O olhar sempre irônico e impiedoso do cineasta tratou da miséria na periferia de Roma em seu "Feios, Sujos e Malvados" (1976), obra prima que recebeu o prêmio de Cannes de melhor diretor. Nino Manfredi faz o personagem de um sórdido chefe de familia que vive num barraco de favela, entre trapaças e traições. Aqui, um tema caro ao neorrealismo é tratado com irreverência e deboche, mantido o tom amargo ao narrar o grotesco e a decadência do submundo e da pobreza extrema.
"Um Dia Muito Especial" (1977) reúne os astros Marcello Mastroianni e Sophia Loren, em mais um encontro dos dois na tela. Dessa vez, um melodrama, o painel histórico da Roma de Mussolini, o fanatismo fascista nas ruas e o quadro particular de dois personagens em seus dramas pessoais, encerrados em seus apartamentos, numa espécie de solidão como exílio social. Um dos filmes de maior densidade dramática da obra do cineasta que mergulhou de olhos abertos na vida italiana, o humor, o drama, o fracasso, a paixão, amores e dores.
Em "Casanova e a Revolucão" (1982) Scola mostra o mítico mestre da sedução e do amor em seu final de vida, numa carruagem junto com outros personagens representativos da decadência de uma nobreza, todos na tentativa de fuga da revolução francesa. A figura de Casanova, já sem o seu brilho da juventude, na exemplar interpretação de Mastroianni, lhe mantém o charme, o encanto, a dignidade, e acima de tudo o espírito crítico, funcionando aqui como um comentarista irônico e ácido sobre o fim de uma era.
Um dos seu filmes mais aplaudidos é "O Baile" (1983), Urso de Prata no Festival de Berlin concedido a Scola. Um grupo de homens e mulheres dançam na pista de um salão de um teatro, numa viagem no tempo, marcada pelas mudanças de época nos cenários, nos figurinos e na música. Filme sem diálogos, sem palavra alguma, com a força e o movimento dos gestos, dos corpos que se movem, se enlaçam e se envolvem. A partir deles, um panorama da história da sociedade francesa em vários dos seus momentos cruciais.

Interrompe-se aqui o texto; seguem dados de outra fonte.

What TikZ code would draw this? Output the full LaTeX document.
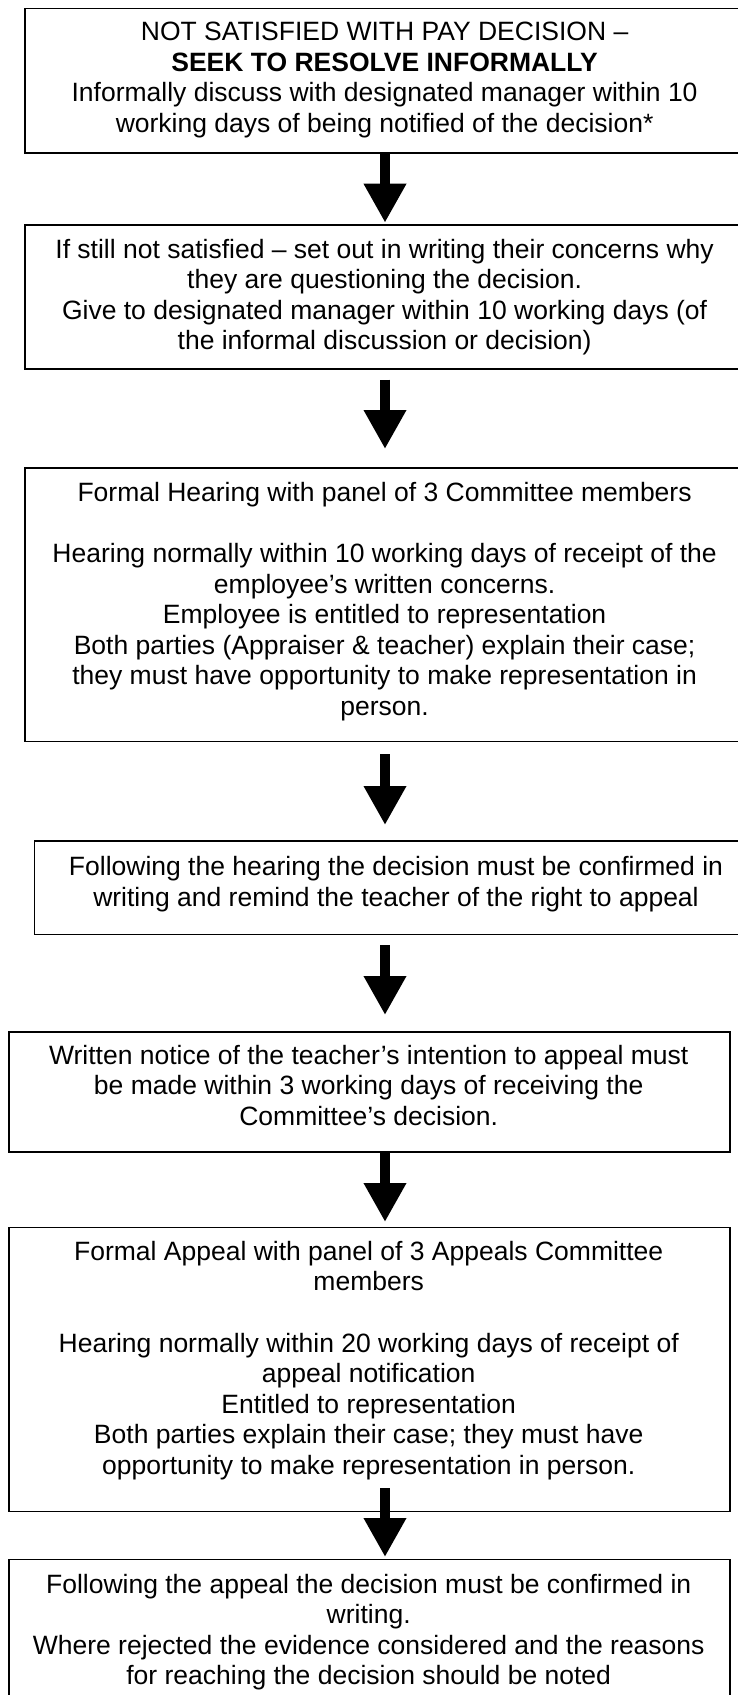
\documentclass[tikz,border=0pt]{standalone}
\usepackage{fontspec}
\setmainfont{Liberation Sans}
\usetikzlibrary{arrows.meta,calc}
\begin{document}
\begin{tikzpicture}[x=1pt,y=-1pt,
  box/.style={draw=black, line width=1.5pt, rectangle, inner sep=0pt, anchor=north west},
  txt/.style={align=center, inner sep=0pt, font=\fontsize{26.5}{30.6}\selectfont},
  flow/.style={line width=10pt, -{Triangle[width=40pt,length=39pt]}}]
\useasboundingbox (0,0) rectangle (738,1695);
\fill[white] (0,0) rectangle (738,1695);
\coordinate (ax) at (385,0);
% boxes
\node[box, minimum width=720.7pt, minimum height=144.8pt] (b1) at (24.3,7.5) {};
\node[box, minimum width=720.7pt, minimum height=144pt] (b2) at (24.3,224) {};
\node[box, minimum width=720.7pt, minimum height=273.7pt] (b3) at (24.3,467) {};
\node[box, minimum width=721.3pt, minimum height=93.5pt] (b4) at (33.7,840) {};
\node[box, minimum width=720.7pt, minimum height=120pt] (b5) at (8.3,1031) {};
\node[box, minimum width=720.7pt, minimum height=284pt] (b6) at (8.3,1226.7) {};
\node[box, minimum width=720.7pt, minimum height=170pt] (b7) at (8.3,1558.5) {};
% texts
\node[txt] (t1) at (384.6,80.3) {\strut NOT SATISFIED WITH PAY DECISION –\\ \textbf{SEEK TO RESOLVE INFORMALLY}\\ Informally discuss with designated manager within 10\\ working days of being notified of the decision*\strut};
\node[txt] (t2) at (384.6,297.8) {\strut If still not satisfied – set out in writing their concerns why\\ they are questioning the decision.\\ Give to designated manager within 10 working days (of\\ the informal discussion or decision)\strut};
\node[txt] (t3) at (384.6,602.3) {\strut Formal Hearing with panel of 3 Committee members\\[30.6pt] Hearing normally within 10 working days of receipt of the\\ employee’s written concerns.\\ Employee is entitled to representation\\ Both parties (Appraiser \& teacher) explain their case;\\ they must have opportunity to make representation in\\ person.\strut};
\node[txt] (t4) at (396,884.8) {\strut Following the hearing the decision must be confirmed in\\ writing and remind the teacher of the right to appeal\strut};
\node[txt] (t5) at (368.7,1088.8) {\strut Written notice of the teacher’s intention to appeal must\\ be made within 3 working days of receiving the\\ Committee’s decision.\strut};
\node[txt] (t6) at (368.7,1361.3) {\strut Formal Appeal with panel of 3 Appeals Committee\\ members\\[30.6pt] Hearing normally within 20 working days of receipt of\\ appeal notification\\ Entitled to representation\\ Both parties explain their case; they must have\\ opportunity to make representation in person.\strut};
\node[txt] (t7) at (368.7,1632.8) {\strut Following the appeal the decision must be confirmed in\\ writing.\\ Where rejected the evidence considered and the reasons\\ for reaching the decision should be noted\strut};
% arrows
\draw[flow] (b1.south -| ax) -- ($(b2.north -| ax)+(0,-1.3)$);
\draw[flow] ($(b2.south -| ax)+(0,10)$) -- ($(b3.north -| ax)+(0,-18)$);
\draw[flow] ($(b3.south -| ax)+(0,12)$) -- ($(b4.north -| ax)+(0,-15)$);
\draw[flow] ($(b4.south -| ax)+(0,10)$) -- ($(b5.north -| ax)+(0,-16)$);
\draw[flow] (b5.south -| ax) -- ($(b6.north -| ax)+(0,-4.7)$);
\draw[flow] ($(b6.south -| ax)+(0,-24)$) -- ($(b7.north -| ax)+(0,-1.5)$);
\end{tikzpicture}
\end{document}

Uma pungente homenagem ao cinema, Scola fez em "Splendor" (1989), um filme sobre seu amor ao cinema, entre a fantasia, o realismo, a melancolia. O cinema aqui visto em seus dois planos, o da sala física de exibição, já sem público, em declínio como atração popular, prestes a desaparecer numa pequena cidade do interior da Itália, e sua dimensão mais ampla, a da força da arte cinematográfica, do sonho e do imaginário. Marcello Mastroianni e Massimo Troisi em cena numa das mais belas e nostálgicas declarações de amor ao cinema.
"O Terraço" (1980), A Família" (1987), "A Viagem do Capitão Tornado" (1990), "O Jantar" (1998), "Concorrência Desleal" (2000), são mais alguns dos títulos de Ettore Scola, cineasta, poeta e cronista de um cinema de esplendor e humanidade, que fez a síntese das linguagens e da estética do cinema italiano.
Cinema de grandes autores diretores, Rossellini, Fellini, Antonioni, Visconti, De Sica, Petri, Monicelli, Leoni, Bertolucci, Tornatore, entre outros gênios. 
Ettore Scola foi um destes mestres, que ensinaram e encantaram com a arte e a magia do cinema. Seu cinema refletiu sobre os regimes totalitários, narrou a vida e o cotidiano de gente comum, seus dilemas éticos, suas esperanças, contradições e amarguras. O poder, a decadência, o sonho, tudo estava lá. Um cinema dialético e amoroso, de crítica, de afetos, de humor, consistência e virtuosismo.